ENIAC Simulator

This is a pulse-level simulator of the ENIAC. The current state of the simulator covers all of the functionality as originally constructed at the University of Pennsylvania. Future plans include implementing the enhancements that were made at the Ballistics Research Lab during its operational life.

The simulator is discussed in some detail in Simulating the ENIAC. Further information on the ENIAC can be found here.

Build Instructions

The source code is divided into two main parts: the simulator core and the graphical visualization support. Source code for the simulator proper is in the src directory and that for the graphical support is in the vis directory. The graphical support is implemented as separate programs that run as child processes under the simulator core. With or without graphical support, the simulator provides a command-line interface for control.

Building the Core Simulator

Since the core is written in Go, you'll need the Go compiler installed. With that, go into the src directory and issue the command:

go build -o eniac

This will result in an executable called eniac that you can use to invoke the simulator Usually, things are run from the root of the repo, so if we want to run the prime number sieve in the programs directory, we could use the command:

src/eniac sieve.e

(Note that in some environments, you might have to use ./src/eniac.) The effect is that you will power up the machine with the configuration described in the file programs/sieve.e, and you will be greeted with a > prompt. To begin the computation, you need to press the Initiating Pulse Switch on the initiating unit. In the simulator you do this with the b i command. Doing so will cause the ENIAC to puch a series of cards, each holding a prime number in the range of 3 to 2801.

Building Graphical Support

At the present time, there are five different graphical support programs. Which one(s) will be useful to you depends on the details of your environment. They are as follows:

1. eniactk: the original graphical interface. It requires that you have TCL/Tk installed on your system and that the program wish be in your path. It uses the graphics in the images directory. As it is written in Go, you can compile it with the command go build -o eniactk eniactk.go or if you have make on your system, you can make eniactk.

2. eniacfp: provides a first-person video game type of interface. It uses the 3d model in the obj directory. To use this, you must have the Irrlicht library and a C++ compiler installed. It is built with the command make eniacfp.

3. eniac3d: very similar to eniacfp except that it renders the view from both eyes and presents them both.

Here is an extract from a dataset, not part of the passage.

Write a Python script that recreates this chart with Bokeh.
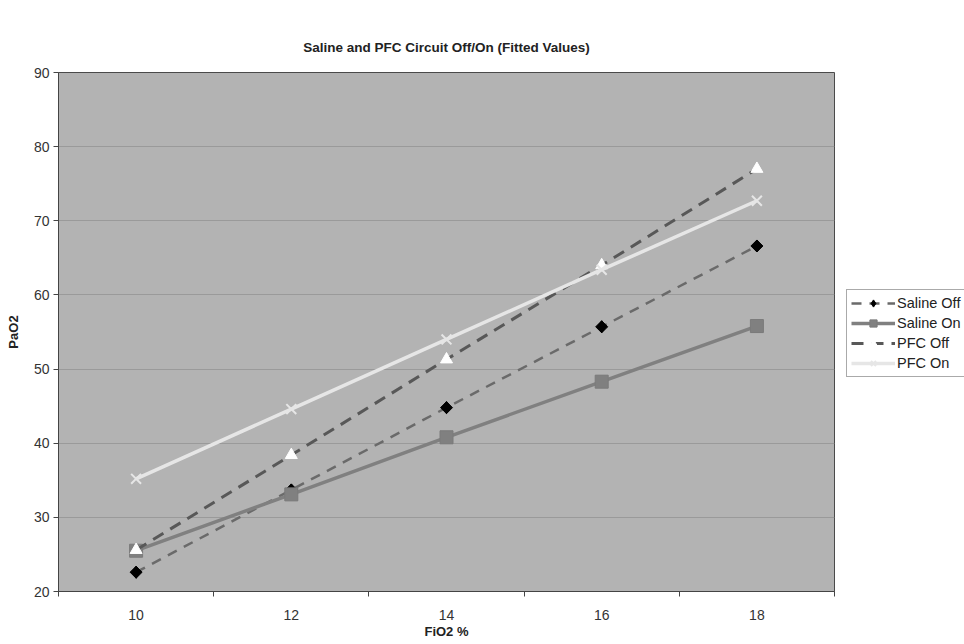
import math
from bokeh.plotting import figure
from bokeh.models import FixedTicker, Legend, LegendItem, Range1d
from bokeh.embed import file_html
from bokeh.resources import INLINE

fio2 = [10, 12, 14, 16, 18]
x_tick_labels = ["10", "12", "14", "16", "18"]
saline_off = [22.6, 33.7, 44.8, 55.7, 66.6]
saline_on = [25.5, 33.1, 40.8, 48.3, 55.8]
pfc_off = [25.6, 38.4, 51.3, 64.0, 77.0]
pfc_on = [35.2, 44.6, 54.0, 63.4, 72.7]
y_ticks = [20, 30, 40, 50, 60, 70, 80, 90]

FONT = "Liberation Sans"

p = figure(frame_width=776, frame_height=519, output_backend="svg",
           toolbar_location=None, x_range=Range1d(9, 19), y_range=Range1d(20, 90),
           min_border_left=58, min_border_top=72, min_border_bottom=40,
           min_border_right=0,
           title="Saline and PFC Circuit Off/On (Fitted Values)")

p.background_fill_color = "#b3b3b3"
p.border_fill_color = "white"
p.outline_line_color = "#4a4a4a"
p.outline_line_width = 1

p.title.align = "center"
p.title.text_font = FONT
p.title.text_font_size = "13.5px"
p.title.text_font_style = "bold"
p.title.text_color = "#222222"
p.title.standoff = 36

p.xaxis.ticker = FixedTicker(ticks=fio2, minor_ticks=[9, 11, 13, 15, 17, 19])
p.xaxis.major_label_overrides = {v: s for v, s in zip(fio2, x_tick_labels)}
p.xaxis.major_tick_out = 0
p.xaxis.major_tick_in = 0
p.xaxis.minor_tick_out = 5
p.xaxis.minor_tick_in = 0
p.xaxis.minor_tick_line_color = "#444444"
p.xaxis.major_label_standoff = 13
p.xaxis.axis_label = "FiO2 %"
p.xaxis.axis_label_standoff = 1

p.yaxis.ticker = FixedTicker(ticks=y_ticks, minor_ticks=[])
p.yaxis.major_tick_out = 5
p.yaxis.major_tick_in = 0
p.yaxis.major_label_standoff = 4
p.yaxis.axis_label = "PaO2"
p.yaxis.axis_label_standoff = 10

for ax in (p.xaxis, p.yaxis):
    ax.axis_line_color = "#444444"
    ax.major_tick_line_color = "#444444"
    ax.major_label_text_font = FONT
    ax.major_label_text_font_size = "14px"
    ax.major_label_text_color = "#333333"
    ax.axis_label_text_font = FONT
    ax.axis_label_text_font_size = "13px"
    ax.axis_label_text_font_style = "bold"
    ax.axis_label_text_color = "#222222"

p.xgrid.grid_line_color = None
p.ygrid.grid_line_color = "#9a9a9a"
p.ygrid.grid_line_width = 1

l1 = p.line(fio2, saline_off, line_color="#6a6a6a", line_width=2.5, line_dash="10 8")
k1 = p.scatter(fio2, saline_off, marker="diamond", size=12,
               fill_color="black", line_color="black")
m1 = p.scatter(fio2, saline_off, marker="square", size=8.5, angle=math.pi / 4,
               fill_color="black", line_color="black")
l2 = p.line(fio2, saline_on, line_color="#808080", line_width=3.5)
m2 = p.scatter(fio2, saline_on, marker="square", size=13, fill_color="#808080",
               line_color="#7a7a7a")
l3 = p.line(fio2, pfc_off, line_color="#585858", line_width=3, line_dash="12 8")
m3 = p.scatter(fio2, pfc_off, marker="triangle", size=12, fill_color="white",
               line_color="white")
l4 = p.line(fio2, pfc_on, line_color="#e6e6e6", line_width=3.5)
m4 = p.scatter(fio2, pfc_on, marker="x", size=14, line_color="#e6e6e6", line_width=2)

lg = Legend(items=[
    LegendItem(label="Saline Off", renderers=[l1, k1]),
    LegendItem(label="Saline On", renderers=[l2, m2]),
    LegendItem(label="PFC Off", renderers=[l3, m3]),
    LegendItem(label="PFC On", renderers=[l4, m4]),
], location=(12, 214))
lg.label_text_font = FONT
lg.label_text_font_size = "14.5px"
lg.label_text_color = "#222222"
lg.border_line_color = "#555555"
lg.border_line_width = 1
lg.background_fill_color = "white"
lg.glyph_width = 44
lg.glyph_height = 18
lg.label_height = 18
lg.label_standoff = 2
lg.spacing = 2
lg.padding = 4
lg.margin = 0
p.add_layout(lg, "right")

with open("out.html", "w") as f:
    f.write(file_html(p, INLINE))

It's only useful if you have a video display system that supports 3d display. These displays usually require the use of LCD shutter glasses that alternate which eye is open, and the display switches between which frame is displayed. The command make eniac3d builds this one.

4. eniact5: another 3d experience. This one works with the AR system from Tilt Five and requires both the Irrlicht library and the Tilt Five native SDK. It is built with the command make eniact5.

5. ledmat: a driver for an LED matrix connected to a Raspberrhy Pi running Plan 9. Some discussion and a brief demonstration of this was presented at the 11th International Workshop on Plan 9.

To run the simulator with a graphical display, add the -v option to the command. For example, if we wanted to run the prime number sieve with the TCL/Tk graphical support, we'd use the command:

src/eniac -v vis/eniactk sieve.e

(assuming all the executables are in their respective source directories).